▸ RECORD SET:
==================================================

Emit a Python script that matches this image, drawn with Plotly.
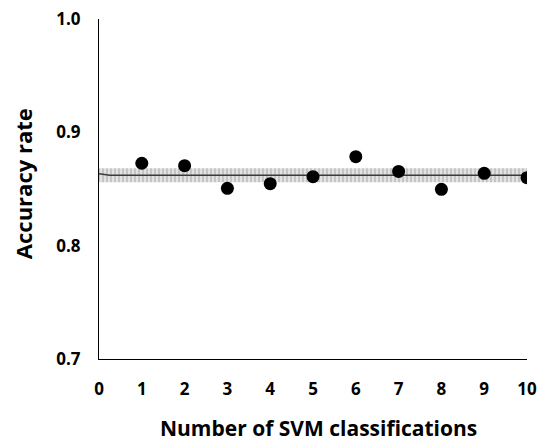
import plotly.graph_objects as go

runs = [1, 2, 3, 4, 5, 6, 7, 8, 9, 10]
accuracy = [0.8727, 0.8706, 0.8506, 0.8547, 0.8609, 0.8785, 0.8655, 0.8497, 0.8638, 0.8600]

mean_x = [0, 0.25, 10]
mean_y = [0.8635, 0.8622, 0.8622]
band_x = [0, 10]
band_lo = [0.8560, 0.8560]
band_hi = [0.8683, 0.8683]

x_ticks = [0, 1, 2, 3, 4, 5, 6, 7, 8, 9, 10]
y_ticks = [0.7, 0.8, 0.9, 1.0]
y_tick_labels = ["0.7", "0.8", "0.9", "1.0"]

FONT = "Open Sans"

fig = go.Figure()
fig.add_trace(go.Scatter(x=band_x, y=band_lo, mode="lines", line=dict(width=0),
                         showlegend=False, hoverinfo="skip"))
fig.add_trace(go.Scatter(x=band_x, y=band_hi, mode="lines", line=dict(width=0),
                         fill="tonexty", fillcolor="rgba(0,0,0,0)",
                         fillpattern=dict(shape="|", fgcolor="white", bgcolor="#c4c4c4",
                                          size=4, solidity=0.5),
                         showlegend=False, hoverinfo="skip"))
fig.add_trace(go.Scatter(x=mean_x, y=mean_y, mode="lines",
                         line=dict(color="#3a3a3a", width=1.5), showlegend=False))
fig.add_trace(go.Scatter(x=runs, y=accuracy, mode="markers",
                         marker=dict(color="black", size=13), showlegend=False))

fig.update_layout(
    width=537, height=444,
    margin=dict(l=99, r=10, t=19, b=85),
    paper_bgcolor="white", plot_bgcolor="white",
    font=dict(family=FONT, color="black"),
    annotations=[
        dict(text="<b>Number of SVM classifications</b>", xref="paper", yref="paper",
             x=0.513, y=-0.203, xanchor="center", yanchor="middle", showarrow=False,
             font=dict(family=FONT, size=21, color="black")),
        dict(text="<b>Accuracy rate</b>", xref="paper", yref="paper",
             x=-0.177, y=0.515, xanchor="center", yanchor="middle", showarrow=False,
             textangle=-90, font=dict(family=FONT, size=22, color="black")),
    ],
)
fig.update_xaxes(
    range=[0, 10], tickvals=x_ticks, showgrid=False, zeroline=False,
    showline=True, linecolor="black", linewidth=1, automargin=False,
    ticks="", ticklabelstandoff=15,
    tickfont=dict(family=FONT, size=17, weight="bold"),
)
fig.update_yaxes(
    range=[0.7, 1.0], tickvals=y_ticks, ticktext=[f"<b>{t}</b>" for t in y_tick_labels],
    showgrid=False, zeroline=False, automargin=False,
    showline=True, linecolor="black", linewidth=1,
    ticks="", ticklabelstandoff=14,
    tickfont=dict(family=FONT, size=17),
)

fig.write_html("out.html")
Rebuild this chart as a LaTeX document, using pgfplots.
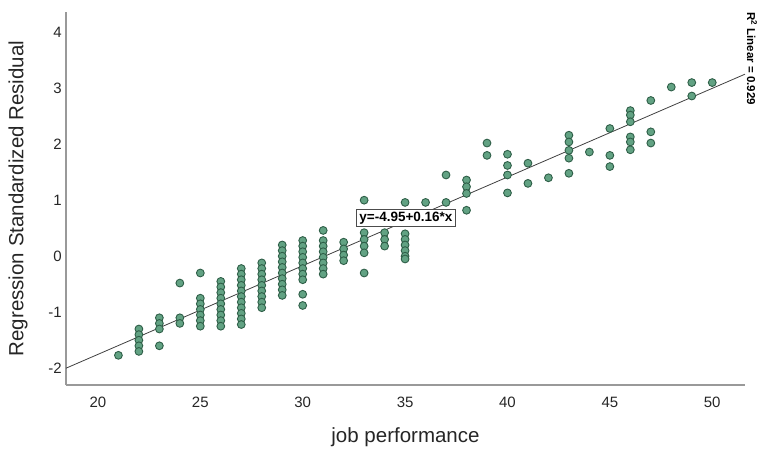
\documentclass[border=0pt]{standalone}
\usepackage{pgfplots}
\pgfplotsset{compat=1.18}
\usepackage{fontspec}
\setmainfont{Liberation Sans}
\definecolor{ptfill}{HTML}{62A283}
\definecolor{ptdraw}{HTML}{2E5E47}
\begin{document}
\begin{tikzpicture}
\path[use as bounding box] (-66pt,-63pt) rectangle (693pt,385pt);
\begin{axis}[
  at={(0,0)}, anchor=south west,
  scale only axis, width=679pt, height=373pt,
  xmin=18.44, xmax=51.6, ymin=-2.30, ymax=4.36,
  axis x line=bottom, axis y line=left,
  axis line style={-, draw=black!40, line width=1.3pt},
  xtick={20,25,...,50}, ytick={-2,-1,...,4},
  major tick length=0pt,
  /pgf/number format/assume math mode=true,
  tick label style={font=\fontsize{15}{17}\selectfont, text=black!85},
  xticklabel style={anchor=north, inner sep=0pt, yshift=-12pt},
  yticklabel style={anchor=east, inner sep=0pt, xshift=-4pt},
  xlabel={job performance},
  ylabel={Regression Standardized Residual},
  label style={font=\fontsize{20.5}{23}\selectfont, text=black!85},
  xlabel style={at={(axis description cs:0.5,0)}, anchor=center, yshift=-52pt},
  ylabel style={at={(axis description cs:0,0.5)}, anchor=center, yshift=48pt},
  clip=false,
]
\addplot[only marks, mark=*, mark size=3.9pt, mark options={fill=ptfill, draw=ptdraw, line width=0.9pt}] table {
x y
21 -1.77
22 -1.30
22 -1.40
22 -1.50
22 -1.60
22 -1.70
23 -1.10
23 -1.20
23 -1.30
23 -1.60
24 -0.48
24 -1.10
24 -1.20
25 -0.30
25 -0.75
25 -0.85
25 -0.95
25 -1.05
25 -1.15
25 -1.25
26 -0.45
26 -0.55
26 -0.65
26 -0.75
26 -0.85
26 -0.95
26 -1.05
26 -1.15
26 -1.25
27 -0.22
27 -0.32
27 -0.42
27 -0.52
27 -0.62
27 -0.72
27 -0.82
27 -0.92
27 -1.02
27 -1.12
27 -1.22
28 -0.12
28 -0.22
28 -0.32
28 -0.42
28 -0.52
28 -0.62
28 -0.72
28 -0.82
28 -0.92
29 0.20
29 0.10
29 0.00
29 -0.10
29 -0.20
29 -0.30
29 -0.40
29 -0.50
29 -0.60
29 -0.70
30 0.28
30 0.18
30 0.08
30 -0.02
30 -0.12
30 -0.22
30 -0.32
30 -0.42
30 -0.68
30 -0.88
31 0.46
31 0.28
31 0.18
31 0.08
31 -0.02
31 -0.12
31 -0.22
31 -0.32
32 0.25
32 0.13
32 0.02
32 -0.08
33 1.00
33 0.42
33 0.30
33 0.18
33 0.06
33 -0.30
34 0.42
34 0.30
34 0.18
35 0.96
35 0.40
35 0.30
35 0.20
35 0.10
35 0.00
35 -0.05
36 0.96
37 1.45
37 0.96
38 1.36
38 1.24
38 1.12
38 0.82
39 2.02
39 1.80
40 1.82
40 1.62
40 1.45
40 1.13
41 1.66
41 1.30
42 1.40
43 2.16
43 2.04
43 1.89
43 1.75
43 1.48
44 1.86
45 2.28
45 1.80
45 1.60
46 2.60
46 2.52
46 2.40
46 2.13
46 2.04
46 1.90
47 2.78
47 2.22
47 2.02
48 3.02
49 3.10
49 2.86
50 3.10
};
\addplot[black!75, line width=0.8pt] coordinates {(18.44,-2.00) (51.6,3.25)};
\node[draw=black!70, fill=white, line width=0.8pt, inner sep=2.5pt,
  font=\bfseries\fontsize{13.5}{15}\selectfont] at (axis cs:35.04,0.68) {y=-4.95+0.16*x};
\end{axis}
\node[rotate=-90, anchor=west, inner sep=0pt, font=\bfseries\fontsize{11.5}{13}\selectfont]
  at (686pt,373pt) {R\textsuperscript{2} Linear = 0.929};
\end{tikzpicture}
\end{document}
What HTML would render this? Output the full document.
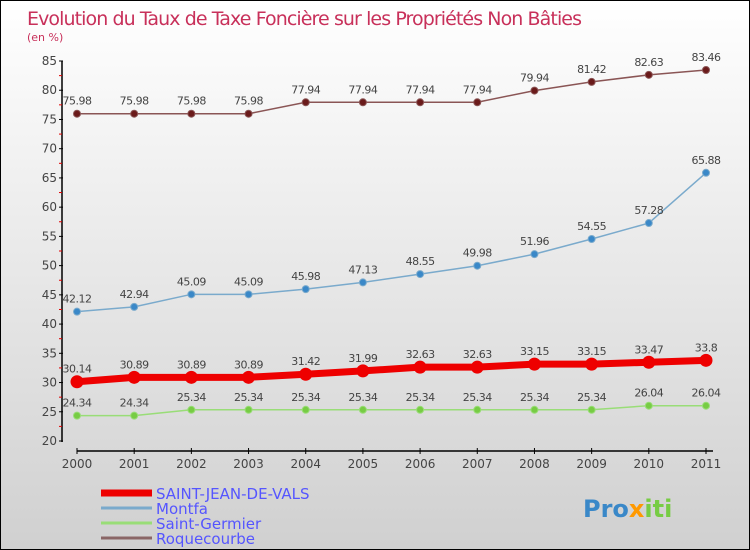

==================================================

▸ TASK PROMPT: Except for the pictures, copy every line of the records above exactly.

▸ RESPONSE:
Emit a Python script that matches this image, drawn with Plotly.
import plotly.graph_objects as go

runs = [1, 2, 3, 4, 5, 6, 7, 8, 9, 10]
accuracy = [0.8727, 0.8706, 0.8506, 0.8547, 0.8609, 0.8785, 0.8655, 0.8497, 0.8638, 0.8600]

mean_x = [0, 0.25, 10]
mean_y = [0.8635, 0.8622, 0.8622]
band_x = [0, 10]
band_lo = [0.8560, 0.8560]
band_hi = [0.8683, 0.8683]

x_ticks = [0, 1, 2, 3, 4, 5, 6, 7, 8, 9, 10]
y_ticks = [0.7, 0.8, 0.9, 1.0]
y_tick_labels = ["0.7", "0.8", "0.9", "1.0"]

FONT = "Open Sans"

fig = go.Figure()
fig.add_trace(go.Scatter(x=band_x, y=band_lo, mode="lines", line=dict(width=0),
                         showlegend=False, hoverinfo="skip"))
fig.add_trace(go.Scatter(x=band_x, y=band_hi, mode="lines", line=dict(width=0),
                         fill="tonexty", fillcolor="rgba(0,0,0,0)",
                         fillpattern=dict(shape="|", fgcolor="white", bgcolor="#c4c4c4",
                                          size=4, solidity=0.5),
                         showlegend=False, hoverinfo="skip"))
fig.add_trace(go.Scatter(x=mean_x, y=mean_y, mode="lines",
                         line=dict(color="#3a3a3a", width=1.5), showlegend=False))
fig.add_trace(go.Scatter(x=runs, y=accuracy, mode="markers",
                         marker=dict(color="black", size=13), showlegend=False))

fig.update_layout(
    width=537, height=444,
    margin=dict(l=99, r=10, t=19, b=85),
    paper_bgcolor="white", plot_bgcolor="white",
    font=dict(family=FONT, color="black"),
    annotations=[
        dict(text="<b>Number of SVM classifications</b>", xref="paper", yref="paper",
             x=0.513, y=-0.203, xanchor="center", yanchor="middle", showarrow=False,
             font=dict(family=FONT, size=21, color="black")),
        dict(text="<b>Accuracy rate</b>", xref="paper", yref="paper",
             x=-0.177, y=0.515, xanchor="center", yanchor="middle", showarrow=False,
             textangle=-90, font=dict(family=FONT, size=22, color="black")),
    ],
)
fig.update_xaxes(
    range=[0, 10], tickvals=x_ticks, showgrid=False, zeroline=False,
    showline=True, linecolor="black", linewidth=1, automargin=False,
    ticks="", ticklabelstandoff=15,
    tickfont=dict(family=FONT, size=17, weight="bold"),
)
fig.update_yaxes(
    range=[0.7, 1.0], tickvals=y_ticks, ticktext=[f"<b>{t}</b>" for t in y_tick_labels],
    showgrid=False, zeroline=False, automargin=False,
    showline=True, linecolor="black", linewidth=1,
    ticks="", ticklabelstandoff=14,
    tickfont=dict(family=FONT, size=17),
)

fig.write_html("out.html")
Rebuild this chart as a LaTeX document, using pgfplots.
\documentclass[border=0pt]{standalone}
\usepackage{pgfplots}
\pgfplotsset{compat=1.18}
\usepackage{fontspec}
\setmainfont{Liberation Sans}
\definecolor{ptfill}{HTML}{62A283}
\definecolor{ptdraw}{HTML}{2E5E47}
\begin{document}
\begin{tikzpicture}
\path[use as bounding box] (-66pt,-63pt) rectangle (693pt,385pt);
\begin{axis}[
  at={(0,0)}, anchor=south west,
  scale only axis, width=679pt, height=373pt,
  xmin=18.44, xmax=51.6, ymin=-2.30, ymax=4.36,
  axis x line=bottom, axis y line=left,
  axis line style={-, draw=black!40, line width=1.3pt},
  xtick={20,25,...,50}, ytick={-2,-1,...,4},
  major tick length=0pt,
  /pgf/number format/assume math mode=true,
  tick label style={font=\fontsize{15}{17}\selectfont, text=black!85},
  xticklabel style={anchor=north, inner sep=0pt, yshift=-12pt},
  yticklabel style={anchor=east, inner sep=0pt, xshift=-4pt},
  xlabel={job performance},
  ylabel={Regression Standardized Residual},
  label style={font=\fontsize{20.5}{23}\selectfont, text=black!85},
  xlabel style={at={(axis description cs:0.5,0)}, anchor=center, yshift=-52pt},
  ylabel style={at={(axis description cs:0,0.5)}, anchor=center, yshift=48pt},
  clip=false,
]
\addplot[only marks, mark=*, mark size=3.9pt, mark options={fill=ptfill, draw=ptdraw, line width=0.9pt}] table {
x y
21 -1.77
22 -1.30
22 -1.40
22 -1.50
22 -1.60
22 -1.70
23 -1.10
23 -1.20
23 -1.30
23 -1.60
24 -0.48
24 -1.10
24 -1.20
25 -0.30
25 -0.75
25 -0.85
25 -0.95
25 -1.05
25 -1.15
25 -1.25
26 -0.45
26 -0.55
26 -0.65
26 -0.75
26 -0.85
26 -0.95
26 -1.05
26 -1.15
26 -1.25
27 -0.22
27 -0.32
27 -0.42
27 -0.52
27 -0.62
27 -0.72
27 -0.82
27 -0.92
27 -1.02
27 -1.12
27 -1.22
28 -0.12
28 -0.22
28 -0.32
28 -0.42
28 -0.52
28 -0.62
28 -0.72
28 -0.82
28 -0.92
29 0.20
29 0.10
29 0.00
29 -0.10
29 -0.20
29 -0.30
29 -0.40
29 -0.50
29 -0.60
29 -0.70
30 0.28
30 0.18
30 0.08
30 -0.02
30 -0.12
30 -0.22
30 -0.32
30 -0.42
30 -0.68
30 -0.88
31 0.46
31 0.28
31 0.18
31 0.08
31 -0.02
31 -0.12
31 -0.22
31 -0.32
32 0.25
32 0.13
32 0.02
32 -0.08
33 1.00
33 0.42
33 0.30
33 0.18
33 0.06
33 -0.30
34 0.42
34 0.30
34 0.18
35 0.96
35 0.40
35 0.30
35 0.20
35 0.10
35 0.00
35 -0.05
36 0.96
37 1.45
37 0.96
38 1.36
38 1.24
38 1.12
38 0.82
39 2.02
39 1.80
40 1.82
40 1.62
40 1.45
40 1.13
41 1.66
41 1.30
42 1.40
43 2.16
43 2.04
43 1.89
43 1.75
43 1.48
44 1.86
45 2.28
45 1.80
45 1.60
46 2.60
46 2.52
46 2.40
46 2.13
46 2.04
46 1.90
47 2.78
47 2.22
47 2.02
48 3.02
49 3.10
49 2.86
50 3.10
};
\addplot[black!75, line width=0.8pt] coordinates {(18.44,-2.00) (51.6,3.25)};
\node[draw=black!70, fill=white, line width=0.8pt, inner sep=2.5pt,
  font=\bfseries\fontsize{13.5}{15}\selectfont] at (axis cs:35.04,0.68) {y=-4.95+0.16*x};
\end{axis}
\node[rotate=-90, anchor=west, inner sep=0pt, font=\bfseries\fontsize{11.5}{13}\selectfont]
  at (686pt,373pt) {R\textsuperscript{2} Linear = 0.929};
\end{tikzpicture}
\end{document}
What HTML would render this? Output the full document.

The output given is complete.